» The problem: Every line of the listing must be reproduced as it stands. Leave the images behind.

=-=-=-=-=

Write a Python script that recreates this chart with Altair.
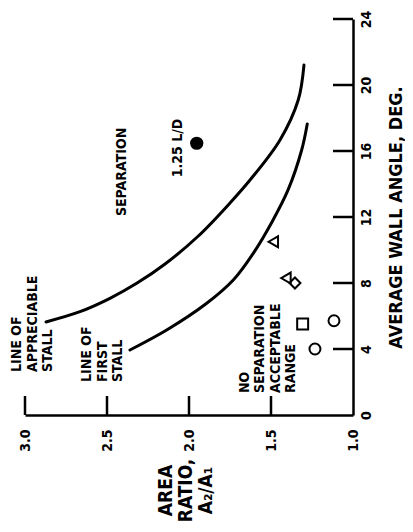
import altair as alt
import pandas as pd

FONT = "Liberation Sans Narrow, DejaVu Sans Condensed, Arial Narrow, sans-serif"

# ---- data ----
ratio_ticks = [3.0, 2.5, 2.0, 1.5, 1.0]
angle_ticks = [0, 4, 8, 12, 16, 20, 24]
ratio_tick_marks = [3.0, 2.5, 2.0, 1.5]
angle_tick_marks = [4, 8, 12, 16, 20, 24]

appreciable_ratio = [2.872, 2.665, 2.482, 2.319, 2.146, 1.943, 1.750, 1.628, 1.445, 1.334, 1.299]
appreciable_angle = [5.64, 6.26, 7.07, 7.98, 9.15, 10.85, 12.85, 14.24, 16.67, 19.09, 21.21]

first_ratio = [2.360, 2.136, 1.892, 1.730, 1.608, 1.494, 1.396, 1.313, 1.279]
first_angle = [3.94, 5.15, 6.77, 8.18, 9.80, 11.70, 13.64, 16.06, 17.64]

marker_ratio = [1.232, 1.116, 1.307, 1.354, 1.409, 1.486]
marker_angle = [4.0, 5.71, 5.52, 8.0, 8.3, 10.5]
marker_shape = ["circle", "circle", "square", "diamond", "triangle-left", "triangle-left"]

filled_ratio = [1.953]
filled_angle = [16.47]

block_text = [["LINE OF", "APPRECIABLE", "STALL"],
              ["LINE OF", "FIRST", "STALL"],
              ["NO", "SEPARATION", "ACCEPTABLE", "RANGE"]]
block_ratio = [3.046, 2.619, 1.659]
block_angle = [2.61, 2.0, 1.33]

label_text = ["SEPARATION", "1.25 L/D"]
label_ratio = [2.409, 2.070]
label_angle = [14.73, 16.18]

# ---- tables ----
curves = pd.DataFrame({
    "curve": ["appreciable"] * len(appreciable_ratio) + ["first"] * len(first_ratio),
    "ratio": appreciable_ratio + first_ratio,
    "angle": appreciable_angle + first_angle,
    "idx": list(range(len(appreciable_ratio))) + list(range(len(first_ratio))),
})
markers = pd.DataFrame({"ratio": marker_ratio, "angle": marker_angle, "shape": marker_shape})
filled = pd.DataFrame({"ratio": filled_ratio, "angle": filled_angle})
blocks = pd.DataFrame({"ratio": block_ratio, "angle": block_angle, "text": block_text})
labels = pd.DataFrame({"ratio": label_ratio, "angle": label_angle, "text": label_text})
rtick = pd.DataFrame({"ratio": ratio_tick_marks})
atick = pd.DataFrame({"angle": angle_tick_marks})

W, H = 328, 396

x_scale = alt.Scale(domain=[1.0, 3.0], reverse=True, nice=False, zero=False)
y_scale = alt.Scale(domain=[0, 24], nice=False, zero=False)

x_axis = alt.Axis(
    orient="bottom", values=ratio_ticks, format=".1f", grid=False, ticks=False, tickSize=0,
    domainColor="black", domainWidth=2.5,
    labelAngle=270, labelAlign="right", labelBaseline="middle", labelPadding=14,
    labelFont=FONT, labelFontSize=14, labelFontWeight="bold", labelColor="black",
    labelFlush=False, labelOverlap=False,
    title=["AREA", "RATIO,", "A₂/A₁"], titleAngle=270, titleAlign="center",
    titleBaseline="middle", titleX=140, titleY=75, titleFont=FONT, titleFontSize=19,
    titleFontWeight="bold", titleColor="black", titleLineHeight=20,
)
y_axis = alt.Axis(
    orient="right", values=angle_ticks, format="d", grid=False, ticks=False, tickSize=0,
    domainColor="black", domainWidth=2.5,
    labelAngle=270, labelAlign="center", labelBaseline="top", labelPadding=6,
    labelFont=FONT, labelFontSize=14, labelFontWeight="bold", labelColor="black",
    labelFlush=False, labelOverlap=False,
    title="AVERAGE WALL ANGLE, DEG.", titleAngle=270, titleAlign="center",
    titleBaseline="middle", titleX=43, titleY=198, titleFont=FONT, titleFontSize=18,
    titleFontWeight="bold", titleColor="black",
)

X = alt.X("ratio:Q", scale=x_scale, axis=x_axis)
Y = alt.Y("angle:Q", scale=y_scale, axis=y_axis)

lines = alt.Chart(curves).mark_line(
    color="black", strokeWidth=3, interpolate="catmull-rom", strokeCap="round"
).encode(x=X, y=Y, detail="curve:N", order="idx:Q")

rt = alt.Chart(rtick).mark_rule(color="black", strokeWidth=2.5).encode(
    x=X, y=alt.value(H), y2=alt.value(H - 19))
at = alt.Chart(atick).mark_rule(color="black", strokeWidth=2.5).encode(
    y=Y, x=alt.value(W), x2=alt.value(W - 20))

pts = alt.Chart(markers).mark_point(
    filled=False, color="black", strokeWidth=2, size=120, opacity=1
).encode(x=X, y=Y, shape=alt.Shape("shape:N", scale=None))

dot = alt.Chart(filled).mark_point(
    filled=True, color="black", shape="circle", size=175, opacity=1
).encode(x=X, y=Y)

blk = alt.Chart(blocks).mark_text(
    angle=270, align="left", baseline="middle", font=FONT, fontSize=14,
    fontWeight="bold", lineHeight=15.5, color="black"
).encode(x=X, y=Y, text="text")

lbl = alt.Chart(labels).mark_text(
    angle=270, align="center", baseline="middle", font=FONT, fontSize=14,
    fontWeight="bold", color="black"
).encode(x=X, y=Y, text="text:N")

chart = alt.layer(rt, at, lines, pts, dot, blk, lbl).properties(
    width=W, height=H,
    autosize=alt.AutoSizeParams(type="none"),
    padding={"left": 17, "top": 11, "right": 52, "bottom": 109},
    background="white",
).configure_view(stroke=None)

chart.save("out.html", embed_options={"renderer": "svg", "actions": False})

=-=-=-=-=

» Output for this exercise:
Write a Python script that recreates this chart with Altair.
import altair as alt
import pandas as pd

FONT = "Liberation Sans Narrow, DejaVu Sans Condensed, Arial Narrow, sans-serif"

# ---- data ----
ratio_ticks = [3.0, 2.5, 2.0, 1.5, 1.0]
angle_ticks = [0, 4, 8, 12, 16, 20, 24]
ratio_tick_marks = [3.0, 2.5, 2.0, 1.5]
angle_tick_marks = [4, 8, 12, 16, 20, 24]

appreciable_ratio = [2.872, 2.665, 2.482, 2.319, 2.146, 1.943, 1.750, 1.628, 1.445, 1.334, 1.299]
appreciable_angle = [5.64, 6.26, 7.07, 7.98, 9.15, 10.85, 12.85, 14.24, 16.67, 19.09, 21.21]

first_ratio = [2.360, 2.136, 1.892, 1.730, 1.608, 1.494, 1.396, 1.313, 1.279]
first_angle = [3.94, 5.15, 6.77, 8.18, 9.80, 11.70, 13.64, 16.06, 17.64]

marker_ratio = [1.232, 1.116, 1.307, 1.354, 1.409, 1.486]
marker_angle = [4.0, 5.71, 5.52, 8.0, 8.3, 10.5]
marker_shape = ["circle", "circle", "square", "diamond", "triangle-left", "triangle-left"]

filled_ratio = [1.953]
filled_angle = [16.47]

block_text = [["LINE OF", "APPRECIABLE", "STALL"],
              ["LINE OF", "FIRST", "STALL"],
              ["NO", "SEPARATION", "ACCEPTABLE", "RANGE"]]
block_ratio = [3.046, 2.619, 1.659]
block_angle = [2.61, 2.0, 1.33]

label_text = ["SEPARATION", "1.25 L/D"]
label_ratio = [2.409, 2.070]
label_angle = [14.73, 16.18]

# ---- tables ----
curves = pd.DataFrame({
    "curve": ["appreciable"] * len(appreciable_ratio) + ["first"] * len(first_ratio),
    "ratio": appreciable_ratio + first_ratio,
    "angle": appreciable_angle + first_angle,
    "idx": list(range(len(appreciable_ratio))) + list(range(len(first_ratio))),
})
markers = pd.DataFrame({"ratio": marker_ratio, "angle": marker_angle, "shape": marker_shape})
filled = pd.DataFrame({"ratio": filled_ratio, "angle": filled_angle})
blocks = pd.DataFrame({"ratio": block_ratio, "angle": block_angle, "text": block_text})
labels = pd.DataFrame({"ratio": label_ratio, "angle": label_angle, "text": label_text})
rtick = pd.DataFrame({"ratio": ratio_tick_marks})
atick = pd.DataFrame({"angle": angle_tick_marks})

W, H = 328, 396

x_scale = alt.Scale(domain=[1.0, 3.0], reverse=True, nice=False, zero=False)
y_scale = alt.Scale(domain=[0, 24], nice=False, zero=False)

x_axis = alt.Axis(
    orient="bottom", values=ratio_ticks, format=".1f", grid=False, ticks=False, tickSize=0,
    domainColor="black", domainWidth=2.5,
    labelAngle=270, labelAlign="right", labelBaseline="middle", labelPadding=14,
    labelFont=FONT, labelFontSize=14, labelFontWeight="bold", labelColor="black",
    labelFlush=False, labelOverlap=False,
    title=["AREA", "RATIO,", "A₂/A₁"], titleAngle=270, titleAlign="center",
    titleBaseline="middle", titleX=140, titleY=75, titleFont=FONT, titleFontSize=19,
    titleFontWeight="bold", titleColor="black", titleLineHeight=20,
)
y_axis = alt.Axis(
    orient="right", values=angle_ticks, format="d", grid=False, ticks=False, tickSize=0,
    domainColor="black", domainWidth=2.5,
    labelAngle=270, labelAlign="center", labelBaseline="top", labelPadding=6,
    labelFont=FONT, labelFontSize=14, labelFontWeight="bold", labelColor="black",
    labelFlush=False, labelOverlap=False,
    title="AVERAGE WALL ANGLE, DEG.", titleAngle=270, titleAlign="center",
    titleBaseline="middle", titleX=43, titleY=198, titleFont=FONT, titleFontSize=18,
    titleFontWeight="bold", titleColor="black",
)

X = alt.X("ratio:Q", scale=x_scale, axis=x_axis)
Y = alt.Y("angle:Q", scale=y_scale, axis=y_axis)

lines = alt.Chart(curves).mark_line(
    color="black", strokeWidth=3, interpolate="catmull-rom", strokeCap="round"
).encode(x=X, y=Y, detail="curve:N", order="idx:Q")

rt = alt.Chart(rtick).mark_rule(color="black", strokeWidth=2.5).encode(
    x=X, y=alt.value(H), y2=alt.value(H - 19))
at = alt.Chart(atick).mark_rule(color="black", strokeWidth=2.5).encode(
    y=Y, x=alt.value(W), x2=alt.value(W - 20))

pts = alt.Chart(markers).mark_point(
    filled=False, color="black", strokeWidth=2, size=120, opacity=1
).encode(x=X, y=Y, shape=alt.Shape("shape:N", scale=None))

dot = alt.Chart(filled).mark_point(
    filled=True, color="black", shape="circle", size=175, opacity=1
).encode(x=X, y=Y)

blk = alt.Chart(blocks).mark_text(
    angle=270, align="left", baseline="middle", font=FONT, fontSize=14,
    fontWeight="bold", lineHeight=15.5, color="black"
).encode(x=X, y=Y, text="text")

lbl = alt.Chart(labels).mark_text(
    angle=270, align="center", baseline="middle", font=FONT, fontSize=14,
    fontWeight="bold", color="black"
).encode(x=X, y=Y, text="text:N")

chart = alt.layer(rt, at, lines, pts, dot, blk, lbl).properties(
    width=W, height=H,
    autosize=alt.AutoSizeParams(type="none"),
    padding={"left": 17, "top": 11, "right": 52, "bottom": 109},
    background="white",
).configure_view(stroke=None)

chart.save("out.html", embed_options={"renderer": "svg", "actions": False})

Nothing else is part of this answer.